─── Dataset records

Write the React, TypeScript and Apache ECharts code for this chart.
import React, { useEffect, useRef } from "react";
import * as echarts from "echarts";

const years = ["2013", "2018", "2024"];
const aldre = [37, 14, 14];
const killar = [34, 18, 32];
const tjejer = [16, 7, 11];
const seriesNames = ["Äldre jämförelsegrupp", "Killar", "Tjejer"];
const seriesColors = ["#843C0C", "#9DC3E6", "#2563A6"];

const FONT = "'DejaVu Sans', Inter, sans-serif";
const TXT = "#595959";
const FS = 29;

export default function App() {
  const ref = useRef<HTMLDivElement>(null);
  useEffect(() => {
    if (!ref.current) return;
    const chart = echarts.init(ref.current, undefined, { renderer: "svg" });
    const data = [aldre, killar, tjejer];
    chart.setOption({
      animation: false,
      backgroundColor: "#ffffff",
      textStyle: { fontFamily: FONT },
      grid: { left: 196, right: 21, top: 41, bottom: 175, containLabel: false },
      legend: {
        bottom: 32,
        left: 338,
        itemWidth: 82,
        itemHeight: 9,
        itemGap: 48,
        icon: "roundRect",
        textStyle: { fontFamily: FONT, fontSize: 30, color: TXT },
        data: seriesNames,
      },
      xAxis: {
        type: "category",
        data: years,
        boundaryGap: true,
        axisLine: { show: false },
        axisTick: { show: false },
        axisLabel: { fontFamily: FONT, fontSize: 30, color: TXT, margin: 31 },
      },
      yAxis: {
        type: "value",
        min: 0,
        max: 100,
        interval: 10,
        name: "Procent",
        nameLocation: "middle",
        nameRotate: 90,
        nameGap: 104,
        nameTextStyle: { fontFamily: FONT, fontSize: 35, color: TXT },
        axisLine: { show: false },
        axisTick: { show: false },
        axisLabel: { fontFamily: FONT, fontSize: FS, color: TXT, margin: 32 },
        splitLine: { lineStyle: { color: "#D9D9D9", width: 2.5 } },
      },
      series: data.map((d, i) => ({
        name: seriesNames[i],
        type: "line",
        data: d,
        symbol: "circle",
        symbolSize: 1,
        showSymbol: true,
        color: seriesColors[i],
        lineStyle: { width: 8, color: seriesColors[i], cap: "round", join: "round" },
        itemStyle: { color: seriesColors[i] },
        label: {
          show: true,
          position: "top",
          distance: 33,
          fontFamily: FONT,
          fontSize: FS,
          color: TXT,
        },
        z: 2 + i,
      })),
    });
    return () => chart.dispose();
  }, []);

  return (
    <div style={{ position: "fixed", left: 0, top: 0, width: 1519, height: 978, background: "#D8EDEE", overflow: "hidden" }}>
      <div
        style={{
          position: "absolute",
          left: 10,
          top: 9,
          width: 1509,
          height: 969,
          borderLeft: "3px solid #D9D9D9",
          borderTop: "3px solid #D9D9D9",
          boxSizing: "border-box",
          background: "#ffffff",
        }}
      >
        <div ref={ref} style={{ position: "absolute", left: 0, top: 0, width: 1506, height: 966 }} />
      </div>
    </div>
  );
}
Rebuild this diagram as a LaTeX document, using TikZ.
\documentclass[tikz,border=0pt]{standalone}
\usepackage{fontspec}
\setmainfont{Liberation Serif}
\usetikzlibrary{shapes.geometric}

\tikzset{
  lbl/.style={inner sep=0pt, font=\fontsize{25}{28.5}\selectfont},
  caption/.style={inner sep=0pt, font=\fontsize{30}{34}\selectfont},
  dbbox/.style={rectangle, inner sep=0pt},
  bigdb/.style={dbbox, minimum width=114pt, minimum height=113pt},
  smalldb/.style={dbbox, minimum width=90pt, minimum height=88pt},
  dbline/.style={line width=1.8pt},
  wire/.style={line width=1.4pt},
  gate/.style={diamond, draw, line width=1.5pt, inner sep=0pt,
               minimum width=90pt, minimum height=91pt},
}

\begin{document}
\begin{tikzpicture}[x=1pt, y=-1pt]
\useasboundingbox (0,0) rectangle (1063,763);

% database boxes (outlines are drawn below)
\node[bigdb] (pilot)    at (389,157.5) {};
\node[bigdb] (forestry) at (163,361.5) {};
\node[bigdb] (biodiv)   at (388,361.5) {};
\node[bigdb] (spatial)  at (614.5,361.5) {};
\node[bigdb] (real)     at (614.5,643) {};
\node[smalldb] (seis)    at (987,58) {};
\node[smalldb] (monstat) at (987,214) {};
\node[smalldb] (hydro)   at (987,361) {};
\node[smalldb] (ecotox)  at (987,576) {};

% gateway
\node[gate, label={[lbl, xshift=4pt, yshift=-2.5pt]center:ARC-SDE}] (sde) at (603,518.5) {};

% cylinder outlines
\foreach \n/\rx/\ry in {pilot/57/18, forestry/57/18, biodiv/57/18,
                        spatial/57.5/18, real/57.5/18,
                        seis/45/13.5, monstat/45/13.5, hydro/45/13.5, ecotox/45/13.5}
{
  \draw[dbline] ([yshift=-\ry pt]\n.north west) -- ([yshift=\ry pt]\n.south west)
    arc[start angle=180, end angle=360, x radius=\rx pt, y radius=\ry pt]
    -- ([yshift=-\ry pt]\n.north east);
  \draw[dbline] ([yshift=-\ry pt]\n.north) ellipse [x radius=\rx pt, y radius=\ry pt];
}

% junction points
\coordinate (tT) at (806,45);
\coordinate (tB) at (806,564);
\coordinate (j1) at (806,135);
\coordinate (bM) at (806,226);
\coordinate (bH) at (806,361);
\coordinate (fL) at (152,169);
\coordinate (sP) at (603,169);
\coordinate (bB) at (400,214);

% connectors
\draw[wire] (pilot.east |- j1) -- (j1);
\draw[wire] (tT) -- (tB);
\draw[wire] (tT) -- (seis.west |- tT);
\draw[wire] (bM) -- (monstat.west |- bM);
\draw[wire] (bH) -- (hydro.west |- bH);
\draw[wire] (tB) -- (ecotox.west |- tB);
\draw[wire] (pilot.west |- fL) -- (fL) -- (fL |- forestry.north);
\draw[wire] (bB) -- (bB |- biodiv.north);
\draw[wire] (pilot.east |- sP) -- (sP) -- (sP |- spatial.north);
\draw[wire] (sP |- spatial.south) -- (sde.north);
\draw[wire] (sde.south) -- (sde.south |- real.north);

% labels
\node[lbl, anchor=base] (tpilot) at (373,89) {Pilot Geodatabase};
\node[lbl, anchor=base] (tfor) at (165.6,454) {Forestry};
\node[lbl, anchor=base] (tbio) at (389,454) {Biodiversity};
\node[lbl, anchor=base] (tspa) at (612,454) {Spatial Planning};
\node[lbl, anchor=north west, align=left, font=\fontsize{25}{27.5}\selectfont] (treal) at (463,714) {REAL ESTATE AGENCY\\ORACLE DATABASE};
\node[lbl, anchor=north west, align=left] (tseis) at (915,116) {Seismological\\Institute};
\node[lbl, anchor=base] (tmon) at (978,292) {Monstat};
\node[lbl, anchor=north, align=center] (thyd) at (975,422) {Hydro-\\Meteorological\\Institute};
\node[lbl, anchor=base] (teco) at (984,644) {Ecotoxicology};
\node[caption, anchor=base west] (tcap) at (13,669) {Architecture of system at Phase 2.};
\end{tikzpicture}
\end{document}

──────

→ Your instructions: Write out every entry word for word.

→ Full solution:
Write the React, TypeScript and Apache ECharts code for this chart.
import React, { useEffect, useRef } from "react";
import * as echarts from "echarts";

const years = ["2013", "2018", "2024"];
const aldre = [37, 14, 14];
const killar = [34, 18, 32];
const tjejer = [16, 7, 11];
const seriesNames = ["Äldre jämförelsegrupp", "Killar", "Tjejer"];
const seriesColors = ["#843C0C", "#9DC3E6", "#2563A6"];

const FONT = "'DejaVu Sans', Inter, sans-serif";
const TXT = "#595959";
const FS = 29;

export default function App() {
  const ref = useRef<HTMLDivElement>(null);
  useEffect(() => {
    if (!ref.current) return;
    const chart = echarts.init(ref.current, undefined, { renderer: "svg" });
    const data = [aldre, killar, tjejer];
    chart.setOption({
      animation: false,
      backgroundColor: "#ffffff",
      textStyle: { fontFamily: FONT },
      grid: { left: 196, right: 21, top: 41, bottom: 175, containLabel: false },
      legend: {
        bottom: 32,
        left: 338,
        itemWidth: 82,
        itemHeight: 9,
        itemGap: 48,
        icon: "roundRect",
        textStyle: { fontFamily: FONT, fontSize: 30, color: TXT },
        data: seriesNames,
      },
      xAxis: {
        type: "category",
        data: years,
        boundaryGap: true,
        axisLine: { show: false },
        axisTick: { show: false },
        axisLabel: { fontFamily: FONT, fontSize: 30, color: TXT, margin: 31 },
      },
      yAxis: {
        type: "value",
        min: 0,
        max: 100,
        interval: 10,
        name: "Procent",
        nameLocation: "middle",
        nameRotate: 90,
        nameGap: 104,
        nameTextStyle: { fontFamily: FONT, fontSize: 35, color: TXT },
        axisLine: { show: false },
        axisTick: { show: false },
        axisLabel: { fontFamily: FONT, fontSize: FS, color: TXT, margin: 32 },
        splitLine: { lineStyle: { color: "#D9D9D9", width: 2.5 } },
      },
      series: data.map((d, i) => ({
        name: seriesNames[i],
        type: "line",
        data: d,
        symbol: "circle",
        symbolSize: 1,
        showSymbol: true,
        color: seriesColors[i],
        lineStyle: { width: 8, color: seriesColors[i], cap: "round", join: "round" },
        itemStyle: { color: seriesColors[i] },
        label: {
          show: true,
          position: "top",
          distance: 33,
          fontFamily: FONT,
          fontSize: FS,
          color: TXT,
        },
        z: 2 + i,
      })),
    });
    return () => chart.dispose();
  }, []);

  return (
    <div style={{ position: "fixed", left: 0, top: 0, width: 1519, height: 978, background: "#D8EDEE", overflow: "hidden" }}>
      <div
        style={{
          position: "absolute",
          left: 10,
          top: 9,
          width: 1509,
          height: 969,
          borderLeft: "3px solid #D9D9D9",
          borderTop: "3px solid #D9D9D9",
          boxSizing: "border-box",
          background: "#ffffff",
        }}
      >
        <div ref={ref} style={{ position: "absolute", left: 0, top: 0, width: 1506, height: 966 }} />
      </div>
    </div>
  );
}
Rebuild this diagram as a LaTeX document, using TikZ.
\documentclass[tikz,border=0pt]{standalone}
\usepackage{fontspec}
\setmainfont{Liberation Serif}
\usetikzlibrary{shapes.geometric}

\tikzset{
  lbl/.style={inner sep=0pt, font=\fontsize{25}{28.5}\selectfont},
  caption/.style={inner sep=0pt, font=\fontsize{30}{34}\selectfont},
  dbbox/.style={rectangle, inner sep=0pt},
  bigdb/.style={dbbox, minimum width=114pt, minimum height=113pt},
  smalldb/.style={dbbox, minimum width=90pt, minimum height=88pt},
  dbline/.style={line width=1.8pt},
  wire/.style={line width=1.4pt},
  gate/.style={diamond, draw, line width=1.5pt, inner sep=0pt,
               minimum width=90pt, minimum height=91pt},
}

\begin{document}
\begin{tikzpicture}[x=1pt, y=-1pt]
\useasboundingbox (0,0) rectangle (1063,763);

% database boxes (outlines are drawn below)
\node[bigdb] (pilot)    at (389,157.5) {};
\node[bigdb] (forestry) at (163,361.5) {};
\node[bigdb] (biodiv)   at (388,361.5) {};
\node[bigdb] (spatial)  at (614.5,361.5) {};
\node[bigdb] (real)     at (614.5,643) {};
\node[smalldb] (seis)    at (987,58) {};
\node[smalldb] (monstat) at (987,214) {};
\node[smalldb] (hydro)   at (987,361) {};
\node[smalldb] (ecotox)  at (987,576) {};

% gateway
\node[gate, label={[lbl, xshift=4pt, yshift=-2.5pt]center:ARC-SDE}] (sde) at (603,518.5) {};

% cylinder outlines
\foreach \n/\rx/\ry in {pilot/57/18, forestry/57/18, biodiv/57/18,
                        spatial/57.5/18, real/57.5/18,
                        seis/45/13.5, monstat/45/13.5, hydro/45/13.5, ecotox/45/13.5}
{
  \draw[dbline] ([yshift=-\ry pt]\n.north west) -- ([yshift=\ry pt]\n.south west)
    arc[start angle=180, end angle=360, x radius=\rx pt, y radius=\ry pt]
    -- ([yshift=-\ry pt]\n.north east);
  \draw[dbline] ([yshift=-\ry pt]\n.north) ellipse [x radius=\rx pt, y radius=\ry pt];
}

% junction points
\coordinate (tT) at (806,45);
\coordinate (tB) at (806,564);
\coordinate (j1) at (806,135);
\coordinate (bM) at (806,226);
\coordinate (bH) at (806,361);
\coordinate (fL) at (152,169);
\coordinate (sP) at (603,169);
\coordinate (bB) at (400,214);

% connectors
\draw[wire] (pilot.east |- j1) -- (j1);
\draw[wire] (tT) -- (tB);
\draw[wire] (tT) -- (seis.west |- tT);
\draw[wire] (bM) -- (monstat.west |- bM);
\draw[wire] (bH) -- (hydro.west |- bH);
\draw[wire] (tB) -- (ecotox.west |- tB);
\draw[wire] (pilot.west |- fL) -- (fL) -- (fL |- forestry.north);
\draw[wire] (bB) -- (bB |- biodiv.north);
\draw[wire] (pilot.east |- sP) -- (sP) -- (sP |- spatial.north);
\draw[wire] (sP |- spatial.south) -- (sde.north);
\draw[wire] (sde.south) -- (sde.south |- real.north);

% labels
\node[lbl, anchor=base] (tpilot) at (373,89) {Pilot Geodatabase};
\node[lbl, anchor=base] (tfor) at (165.6,454) {Forestry};
\node[lbl, anchor=base] (tbio) at (389,454) {Biodiversity};
\node[lbl, anchor=base] (tspa) at (612,454) {Spatial Planning};
\node[lbl, anchor=north west, align=left, font=\fontsize{25}{27.5}\selectfont] (treal) at (463,714) {REAL ESTATE AGENCY\\ORACLE DATABASE};
\node[lbl, anchor=north west, align=left] (tseis) at (915,116) {Seismological\\Institute};
\node[lbl, anchor=base] (tmon) at (978,292) {Monstat};
\node[lbl, anchor=north, align=center] (thyd) at (975,422) {Hydro-\\Meteorological\\Institute};
\node[lbl, anchor=base] (teco) at (984,644) {Ecotoxicology};
\node[caption, anchor=base west] (tcap) at (13,669) {Architecture of system at Phase 2.};
\end{tikzpicture}
\end{document}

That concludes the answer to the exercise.